Peligian’s sculptures often directly reference her own body, as she rolls herself in material and places an indestructible elemental object inside the form, before sealing the sculptures with fiberglass. In He by She, the artist intertwines mind and body, feminine and masculine energies, and shifts the viewer's focus between outward and inward. Seven feet long in size, its two black wave-like shapes embrace at their summit and lean on each other, reflecting their image downward towards the Earth. Sharing the space with He by She are four paintings in oil and urethane on aluminum, with large, unrestricted brushstrokes running through the center.

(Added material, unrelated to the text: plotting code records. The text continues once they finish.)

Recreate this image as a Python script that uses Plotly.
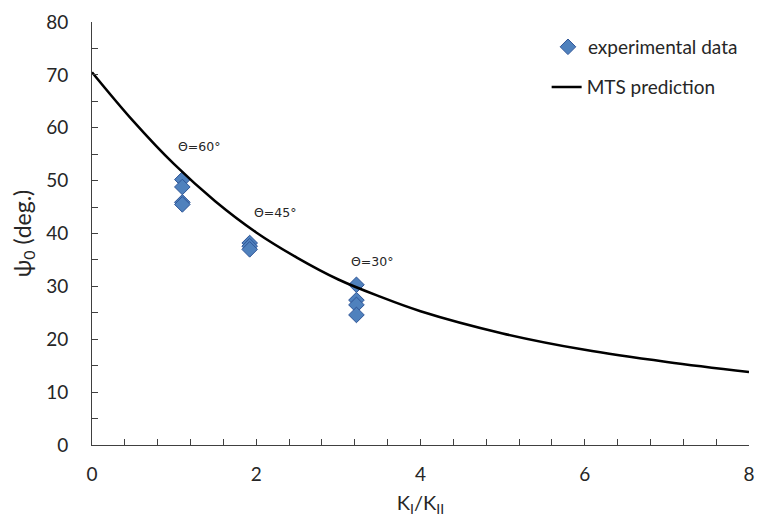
import plotly.graph_objects as go

# MTS prediction curve
mts_x = [0, 0.5, 1, 1.5, 2, 2.5, 3, 3.5, 4, 5, 6, 7, 8]
mts_y = [70.5, 61.3, 53.1, 46.1, 40.2, 35.4, 31.3, 28.1, 25.3, 21.1, 18.0, 15.7, 13.8]

# experimental data
exp_x = [1.1, 1.1, 1.1, 1.1, 1.92, 1.92, 1.92, 3.22, 3.22, 3.22, 3.22]
exp_y = [50.2, 48.8, 45.9, 45.5, 38.2, 37.6, 37.0, 30.3, 27.4, 26.5, 24.6]

# annotations
ann_text = ["Θ=60°", "Θ=45°", "Θ=30°"]
ann_x = [1.30, 2.23, 3.41]
ann_y = [56.5, 43.9, 34.8]

FONT = "Lato"
TXT = "#262626"

fig = go.Figure()
fig.add_trace(go.Scatter(
    x=exp_x, y=exp_y, mode="markers", name="experimental data",
    marker=dict(symbol="diamond", size=12, color="#4F81BD",
                line=dict(color="#2F5597", width=1)),
    legend="legend",
))
fig.add_trace(go.Scatter(
    x=mts_x, y=mts_y, mode="lines", name="MTS prediction",
    line=dict(color="black", width=2.5, shape="spline"),
    legend="legend2",
))

for t, x, y in zip(ann_text, ann_x, ann_y):
    fig.add_annotation(x=x, y=y, text=t, showarrow=False,
                       font=dict(family="DejaVu Sans", size=12.5, color=TXT))

axis_common = dict(
    showgrid=False, zeroline=False, showline=True, linecolor="#404040",
    linewidth=1, ticks="inside", ticklen=6, tickcolor="#404040",
    tickfont=dict(family=FONT, size=19, color=TXT),
    automargin=False,
)

fig.update_xaxes(
    range=[0, 8], dtick=2, tick0=0,
    minor=dict(ticks="inside", dtick=0.4, ticklen=6, tickcolor="#404040"),
    title_text="K<sub>I</sub>/K<sub>II</sub>", title_standoff=14,
    title_font=dict(family=FONT, size=20, color=TXT),
    ticklabelstandoff=12,
    **axis_common,
)
fig.update_yaxes(
    range=[0, 80], dtick=10, tick0=0,
    minor=dict(ticks="inside", dtick=5, ticklen=6, tickcolor="#404040"),
    title_text="ψ<sub>0</sub>&nbsp;(deg.)", title_standoff=8,
    title_font=dict(family=FONT, size=23, color=TXT),
    ticklabelstandoff=19,
    **axis_common,
)

legend_common = dict(
    xanchor="left", yanchor="middle",
    font=dict(family=FONT, size=19, color=TXT),
    bgcolor="rgba(0,0,0,0)", itemwidth=30,
)

fig.update_layout(
    width=761, height=517,
    margin=dict(l=92, r=12, t=22, b=72),
    plot_bgcolor="white", paper_bgcolor="white",
    showlegend=True,
    legend=dict(x=0.694, y=0.941, **legend_common),
    legend2=dict(x=0.692, y=0.846, **legend_common),
)

fig.write_html("out.html")
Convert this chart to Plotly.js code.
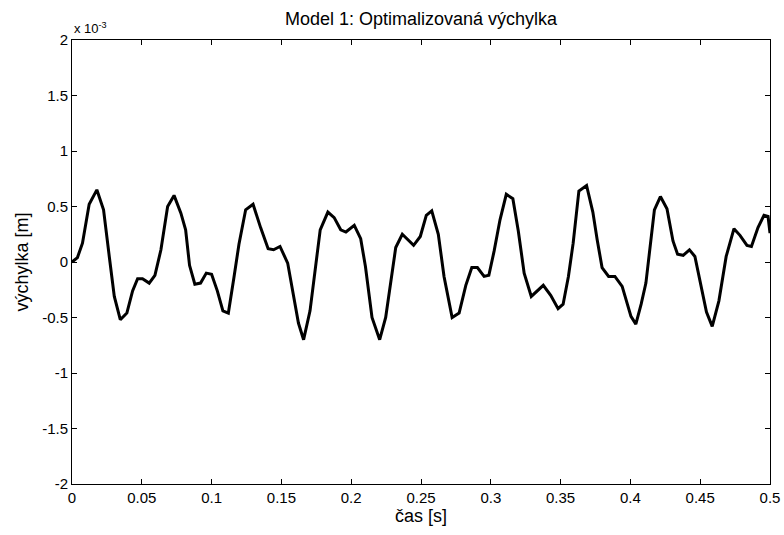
<!DOCTYPE html>
<html>
<head>
<meta charset="utf-8">
<script src="https://cdn.plot.ly/plotly-3.0.1.min.js"></script>
<style>html,body{margin:0;padding:0;background:#fff;}#plot{width:784px;height:535px;}</style>
</head>
<body>
<div id="plot"></div>
<script>
// time [s]
var casS = [0, 0.0039, 0.0075, 0.0123, 0.0178, 0.0226, 0.0267, 0.0303, 0.0346, 0.0393,
  0.0434, 0.0470, 0.0505, 0.0553, 0.0594, 0.0637, 0.0685, 0.0731, 0.0780, 0.0814,
  0.0842, 0.0880, 0.0921, 0.0962, 0.1000, 0.1041, 0.1081, 0.1120, 0.1160, 0.1196,
  0.1244, 0.1297, 0.1351, 0.1405, 0.1444, 0.1490, 0.1545, 0.1581, 0.1622, 0.1659,
  0.1705, 0.1778, 0.1833, 0.1878, 0.1925, 0.1962, 0.2022, 0.2068, 0.2102, 0.2149,
  0.2204, 0.2247, 0.2319, 0.2366, 0.2447, 0.2495, 0.2538, 0.2577, 0.2624, 0.2665,
  0.2723, 0.2773, 0.2821, 0.2864, 0.2904, 0.2952, 0.2986, 0.3024, 0.3066, 0.3111,
  0.3158, 0.3197, 0.3239, 0.3290, 0.3330, 0.3376, 0.3429, 0.3482, 0.3518, 0.3556,
  0.3590, 0.3631, 0.3686, 0.3731, 0.3762, 0.3797, 0.3844, 0.3889, 0.3941, 0.3977,
  0.4004, 0.4039, 0.4077, 0.4111, 0.4140, 0.4172, 0.4215, 0.4262, 0.4305, 0.4338,
  0.4378, 0.4423, 0.4462, 0.4507, 0.4545, 0.4586, 0.4634, 0.4686, 0.4742, 0.4785,
  0.4835, 0.4867, 0.4914, 0.4957, 0.4986, 0.5000];
// displacement [x 10^-3 m]
var vychylka = [0.00, 0.04, 0.17, 0.52, 0.65, 0.47, 0.05, -0.31, -0.52, -0.46,
  -0.26, -0.15, -0.15, -0.19, -0.12, 0.11, 0.50, 0.60, 0.44, 0.29,
  -0.03, -0.20, -0.19, -0.10, -0.11, -0.26, -0.44, -0.46, -0.14, 0.16,
  0.47, 0.52, 0.31, 0.12, 0.11, 0.14, -0.01, -0.27, -0.55, -0.70,
  -0.44, 0.29, 0.45, 0.40, 0.29, 0.27, 0.33, 0.21, -0.04, -0.50,
  -0.70, -0.50, 0.13, 0.25, 0.15, 0.23, 0.42, 0.46, 0.25, -0.13,
  -0.50, -0.46, -0.21, -0.05, -0.05, -0.13, -0.12, 0.10, 0.38, 0.61,
  0.57, 0.28, -0.10, -0.31, -0.26, -0.21, -0.30, -0.42, -0.38, -0.13,
  0.17, 0.64, 0.69, 0.45, 0.20, -0.05, -0.13, -0.13, -0.22, -0.38,
  -0.49, -0.56, -0.38, -0.19, 0.10, 0.47, 0.59, 0.48, 0.19, 0.07,
  0.06, 0.11, 0.05, -0.22, -0.45, -0.58, -0.35, 0.05, 0.30, 0.24,
  0.15, 0.14, 0.31, 0.42, 0.41, 0.26];

var xTickVals = [0, 0.05, 0.1, 0.15, 0.2, 0.25, 0.3, 0.35, 0.4, 0.45, 0.5];
var xTickText = ['0', '0.05', '0.1', '0.15', '0.2', '0.25', '0.3', '0.35', '0.4', '0.45', '0.5'];
var yTickVals = [-2, -1.5, -1, -0.5, 0, 0.5, 1, 1.5, 2];
var yTickText = ['-2', '-1.5', '-1', '-0.5', '0', '0.5', '1', '1.5', '2'];

var FONT = 'Liberation Sans, Arial, Helvetica, sans-serif';

var trace = {
  x: casS, y: vychylka, type: 'scatter', mode: 'lines',
  line: {color: '#000000', width: 3}, hoverinfo: 'skip'
};

var layout = {
  width: 784, height: 535,
  margin: {l: 72, r: 14, t: 40, b: 51, pad: 0},
  paper_bgcolor: '#ffffff', plot_bgcolor: '#ffffff',
  showlegend: false,
  font: {family: FONT, size: 15, color: '#000000'},
  title: {text: 'Model 1: Optimalizovaná výchylka', font: {family: FONT, size: 18, color: '#000'},
    xref: 'paper', x: 0.5, xanchor: 'center', yref: 'container', y: 0.965, yanchor: 'middle'},
  xaxis: {
    range: [0, 0.5], tickvals: xTickVals, ticktext: xTickText,
    ticks: 'inside', ticklen: 5, tickcolor: '#000', tickwidth: 1,
    showline: true, linecolor: '#000', linewidth: 1, mirror: 'ticks',
    showgrid: false, zeroline: false,
    tickfont: {family: FONT, size: 15, color: '#000'},
    title: {text: 'čas [s]', font: {family: FONT, size: 18, color: '#000'}, standoff: 4}
  },
  yaxis: {
    range: [-2, 2], tickvals: yTickVals, ticktext: yTickText,
    ticks: 'inside', ticklen: 5, tickcolor: '#000', tickwidth: 1,
    showline: true, linecolor: '#000', linewidth: 1, mirror: 'ticks',
    showgrid: false, zeroline: false,
    tickfont: {family: FONT, size: 15, color: '#000'},
    title: {text: 'výchylka [m]', font: {family: FONT, size: 18, color: '#000'}, standoff: 8}
  },
  annotations: [{
    xref: 'paper', yref: 'paper', x: 0, y: 1, xanchor: 'left', yanchor: 'bottom',
    yshift: 2, xshift: 0, showarrow: false,
    text: 'x 10<sup>-3</sup>', font: {family: FONT, size: 13, color: '#000'}
  }]
};

Plotly.newPlot('plot', [trace], layout, {displayModeBar: false, staticPlot: true});
</script>
</body>
</html>
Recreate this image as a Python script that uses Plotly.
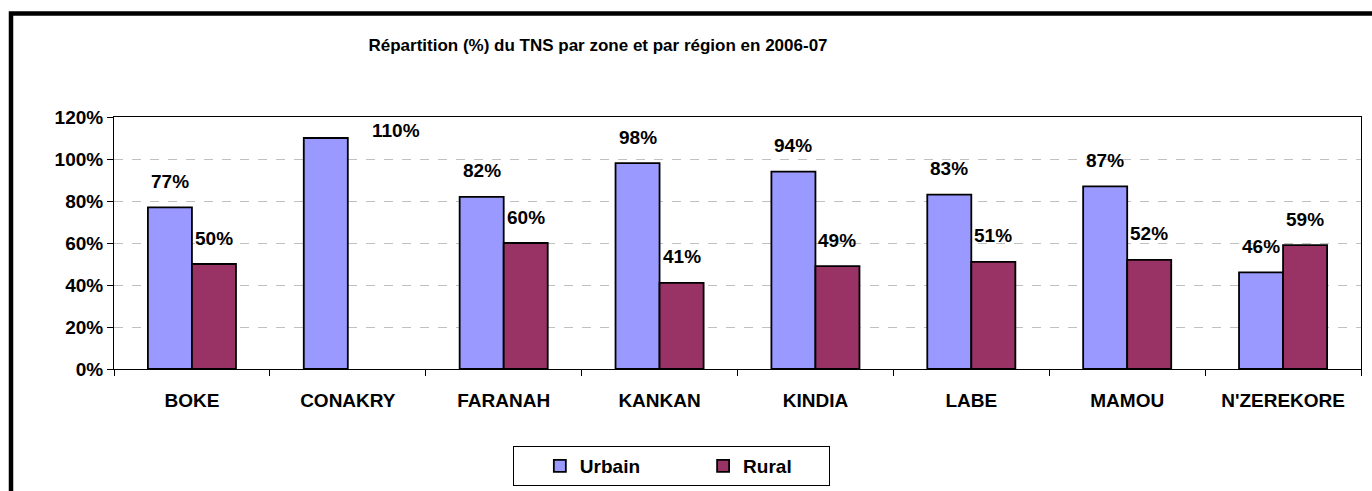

The shimmering shades of violet and white force us to face our ephemeral selves reflected in the piece.

 

In another room two videos – Too Hot to Handle and Mourners – alternate with each other on the screen. Both operate at the juncture of climate change and feminist theory, resulting in heightened awareness and a call to action as it breaks down stereotypes of scholarship and femininity. The artist’s daughter, glaciologist Dr. Alexandra Boghosian, appears in both videos. The two have shared ideas, data, and practices with each other over the last decade.  

 

Descending the gallery stairs, we encounter an army of 150 transparent pink dolls proudly standing on a glass ceiling, literally and figuratively raised together (What A Little Doll, 2024). Based on the late 14th-century Pleurants or Mourners of Dijon, they also take their cue from images in our consumer society, functioning as objects of desire. They induce in the viewer a longing to caress them, to shift and lift them. Yet the dolls are untouchable, sitting high above our heads as we steady our gaze ever upwards and shift our focus from their physical beauty to their unknowable thoughts, juxtaposing individual desire and collective power. Like the original mourners themselves, Peligian’s work evokes a sense of deep, almost limitless mystery: “Ars longa, vita brevis.”